Opinion
No. C19-6001RSL
03-15-2021
ORDER GRANTING EBERL'S MOTION FOR SUMMARY JUDGMENT
This matter comes before the Court on "Defendant Eberl's Motion for Summary Judgment." Dkt. # 40. Plaintiff asserts claims of bad faith, negligent claims handling, and violations of the Washington Consumer Protection Act ("CPA") against the employer of a claims adjuster involved in the handling of plaintiff's fire loss claim. Eberl Claims Service LLC seeks summary dismissal of all of the claims against it on the ground that it had loaned, and State Farm had borrowed, the employee at the time the activities giving rise to plaintiff's claims occurred.
Summary judgment is appropriate when, viewing the facts in the light most favorable to the nonmoving party, there is no genuine issue of material fact that would preclude the entry of judgment as a matter of law. The party seeking summary dismissal of the case "bears the initial responsibility of informing the district court of the basis for its motion" (Celotex Corp. v. Catrett, 477 U.S. 317, 323 (1986)) and "citing to particular parts of materials in the record" that show the absence of a genuine issue of material fact (Fed. R. Civ. P. 56(c)). Once the moving party has satisfied its burden, it is entitled to summary judgment if the non-moving party fails to designate "specific facts showing that there is a genuine issue for trial." Celotex Corp., 477 U.S. at 324. The Court will "view the evidence in the light most favorable to the nonmoving party . . . and draw all reasonable inferences in that party's favor." Colony Cove Props., LLC v. City of Carson, 888 F.3d 445, 450 (9th Cir. 2018). Although the Court must reserve for the trier of fact genuine issues regarding credibility, the weight of the evidence, and legitimate inferences, the "mere existence of a scintilla of evidence in support of the non-moving party's position will be insufficient" to avoid judgment. City of Pomona v. SQM N. Am. Corp., 750 F.3d 1036, 1049 (9th Cir. 2014); Anderson v. Liberty Lobby, Inc., 477 U.S. 242, 252 (1986). Factual disputes whose resolution would not affect the outcome of the suit are irrelevant to the consideration of a motion for summary judgment. S. Cal. Darts Ass'n v. Zaffina, 762 F.3d 921, 925 (9th Cir. 2014). In other words, summary judgment should be granted where the nonmoving party fails to offer evidence from which a reasonable fact finder could return a verdict in its favor. Singh v. Am. Honda Fin. Corp ., 925 F.3d 1053, 1071 (9th Cir. 2019).

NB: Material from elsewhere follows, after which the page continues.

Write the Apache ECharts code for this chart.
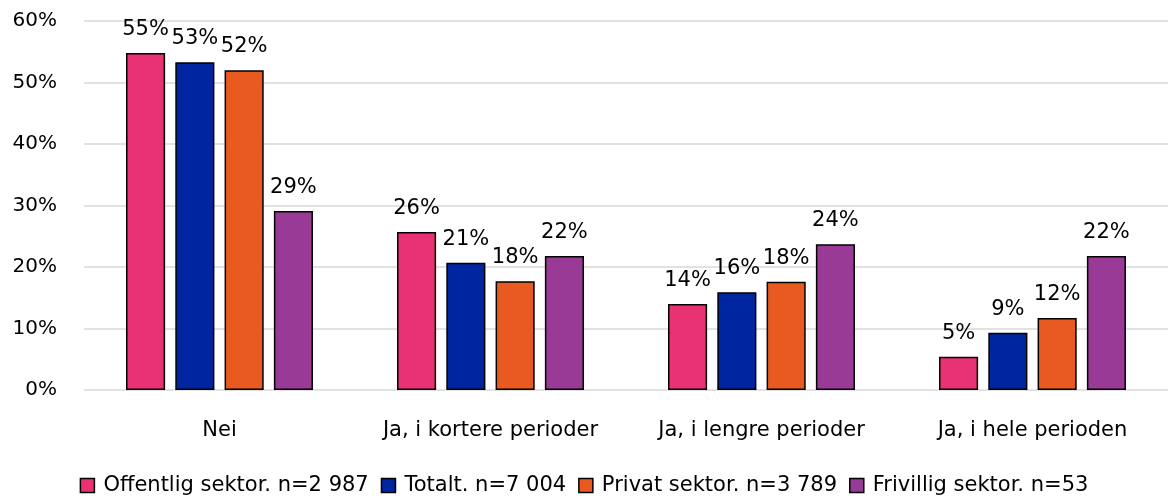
<!DOCTYPE html>
<html>
<head>
    <meta charset="utf-8">
    <title>Chart</title>
    <script src="https://cdn.jsdelivr.net/npm/echarts@6/dist/echarts.min.js"></script>
    <style>
        html, body { margin: 0; padding: 0; background: #fff; }
        #chart { width: 1168px; height: 502px; }
    </style>
</head>
<body>
    <div id="chart"></div>
    <script>
        var categories = ['Nei', 'Ja, i kortere perioder', 'Ja, i lengre perioder', 'Ja, i hele perioden'];
        var seriesNames = ['Offentlig sektor. n=2 987', 'Totalt. n=7 004', 'Privat sektor. n=3 789', 'Frivillig sektor. n=53'];
        var offentlig = [54.8, 25.7, 14.0, 5.4];
        var totalt = [53.3, 20.7, 15.9, 9.3];
        var privat = [52.0, 17.7, 17.6, 11.7];
        var frivillig = [29.1, 21.8, 23.7, 21.8];
        var yTicks = [0, 10, 20, 30, 40, 50, 60];

        var colors = ['#E83273', '#0025A0', '#E95A20', '#993A96'];
        var font = '"DejaVu Sans", sans-serif';

        // one bar series per sector
        function bar(name, data, color) {
            return {
                name: name,
                type: 'bar',
                data: data,
                barGap: '26%',
                barCategoryGap: '31%',
                itemStyle: { color: color, borderColor: '#000', borderWidth: 1.5 },
                label: {
                    show: true,
                    position: 'top',
                    distance: 13,
                    color: '#000',
                    fontSize: 21,
                    fontFamily: font,
                    formatter: p => Math.round(p.value) + '%'
                }
            };
        }

        var chart = echarts.init(document.getElementById('chart'));
        chart.setOption({
            animation: false,
            grid: { left: 84, right: 0, top: 21, bottom: 112, containLabel: false },
            legend: {
                bottom: 1,
                left: 'center',
                itemWidth: 14,
                itemHeight: 14,
                itemGap: 12,
                icon: 'rect',
                textStyle: { fontSize: 21, fontFamily: font, color: '#000', padding: [0, 0, 0, 4] },
                itemStyle: { borderColor: '#000', borderWidth: 1.5 },
                data: seriesNames
            },
            xAxis: {
                type: 'category',
                data: categories,
                axisLine: { show: false },
                axisTick: { show: false },
                axisLabel: { interval: 0, hideOverlap: false, fontSize: 21, fontFamily: font, color: '#000', margin: 30 }
            },
            yAxis: {
                type: 'value',
                min: yTicks[0],
                max: yTicks[yTicks.length - 1],
                interval: 10,
                axisLabel: { fontSize: 20, fontFamily: font, color: '#000', margin: 27, formatter: '{value}%' },
                splitLine: { lineStyle: { color: '#d9d9d9', width: 1.5 } }
            },
            series: [
                bar(seriesNames[0], offentlig, colors[0]),
                bar(seriesNames[1], totalt, colors[1]),
                bar(seriesNames[2], privat, colors[2]),
                bar(seriesNames[3], frivillig, colors[3])
            ]
        });
    </script>
</body>
</html>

Having reviewed the memoranda, declarations, and exhibits submitted by the parties and taking the evidence in the light most favorable to plaintiff, the Court finds as follows:
BACKGROUND
On March 10, 2019, there was a fire at a house owned by plaintiff and insured by State Farm. State Farm acknowledged that the loss was covered by the policy and assigned Bobby Greer, an adjuster, to handle plaintiff's claim. Mr. Greer worked on the claim from March 27, 2019, to the end of May 2019. Plaintiff alleges that his claim was handled negligently, in bad faith, and in violation of the governing insurance regulations.
Mr. Greer is employed by defendant Eberl and was made available to State Farm through a "Master Independent Adjuster and Business Services Agreement" between the two companies. According to the agreement, Eberl (which is identified as SERVICE PROVIDER) "is in the business of providing independent claim adjusting services and other business services to clients such as STATE FARM through claim adjusters and others working as SERVICE PROVIDER's employees." Dkt. # 47-1 at 10. Eberl warrants that "it is the sole employer of all individuals providing Services under this Agreement ("PERSONNEL") so as to relieve STATE FARM of any responsibility or liability whatsoever for any claims arising from any assertion that SERVICE PROVIDER's workers are employees of STATE FARM." Id. at 11. Eberl agreed to "be solely responsible for the withholding and payment of all taxes (local, state and federal) including, but not limited to, federal and state income taxes, unemployment insurance taxes and social security taxes" and that its employees would not be "entitled to STATE FARM's employment status or benefits." Id. at 11-12.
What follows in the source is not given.